▶ [Task directions]: Please give the entries again in full and exactly, without any picture.

▶ [Available records]:
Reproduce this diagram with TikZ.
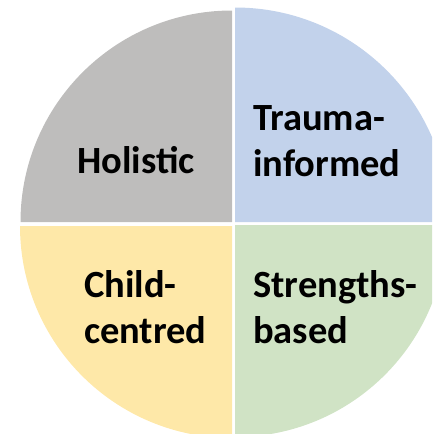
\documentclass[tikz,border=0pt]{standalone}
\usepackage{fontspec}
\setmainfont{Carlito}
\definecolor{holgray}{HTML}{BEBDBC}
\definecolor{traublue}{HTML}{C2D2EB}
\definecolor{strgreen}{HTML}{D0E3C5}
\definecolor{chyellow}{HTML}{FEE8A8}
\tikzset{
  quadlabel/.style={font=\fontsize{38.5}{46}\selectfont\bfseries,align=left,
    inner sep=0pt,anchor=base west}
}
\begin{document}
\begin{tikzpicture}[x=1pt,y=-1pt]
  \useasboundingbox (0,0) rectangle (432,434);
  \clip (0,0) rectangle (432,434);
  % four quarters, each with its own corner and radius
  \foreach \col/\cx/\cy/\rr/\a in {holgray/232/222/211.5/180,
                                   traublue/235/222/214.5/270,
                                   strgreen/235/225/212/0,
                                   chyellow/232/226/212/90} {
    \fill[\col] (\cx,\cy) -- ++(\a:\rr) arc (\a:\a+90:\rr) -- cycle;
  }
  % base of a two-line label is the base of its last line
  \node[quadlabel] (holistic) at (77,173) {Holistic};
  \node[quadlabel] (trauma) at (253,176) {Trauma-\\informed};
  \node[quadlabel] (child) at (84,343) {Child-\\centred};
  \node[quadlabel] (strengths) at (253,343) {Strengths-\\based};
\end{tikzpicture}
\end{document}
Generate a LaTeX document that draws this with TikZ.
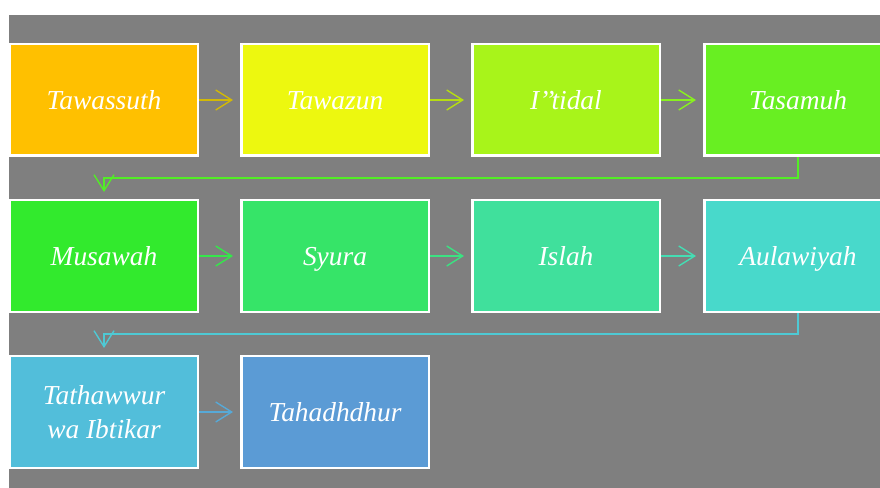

▶ [Exercise answer]:
Reproduce this diagram with TikZ.
\documentclass[tikz,border=0pt]{standalone}
\usepackage{fontspec}
\setmainfont{Carlito}
\definecolor{holgray}{HTML}{BEBDBC}
\definecolor{traublue}{HTML}{C2D2EB}
\definecolor{strgreen}{HTML}{D0E3C5}
\definecolor{chyellow}{HTML}{FEE8A8}
\tikzset{
  quadlabel/.style={font=\fontsize{38.5}{46}\selectfont\bfseries,align=left,
    inner sep=0pt,anchor=base west}
}
\begin{document}
\begin{tikzpicture}[x=1pt,y=-1pt]
  \useasboundingbox (0,0) rectangle (432,434);
  \clip (0,0) rectangle (432,434);
  % four quarters, each with its own corner and radius
  \foreach \col/\cx/\cy/\rr/\a in {holgray/232/222/211.5/180,
                                   traublue/235/222/214.5/270,
                                   strgreen/235/225/212/0,
                                   chyellow/232/226/212/90} {
    \fill[\col] (\cx,\cy) -- ++(\a:\rr) arc (\a:\a+90:\rr) -- cycle;
  }
  % base of a two-line label is the base of its last line
  \node[quadlabel] (holistic) at (77,173) {Holistic};
  \node[quadlabel] (trauma) at (253,176) {Trauma-\\informed};
  \node[quadlabel] (child) at (84,343) {Child-\\centred};
  \node[quadlabel] (strengths) at (253,343) {Strengths-\\based};
\end{tikzpicture}
\end{document}
Generate a LaTeX document that draws this with TikZ.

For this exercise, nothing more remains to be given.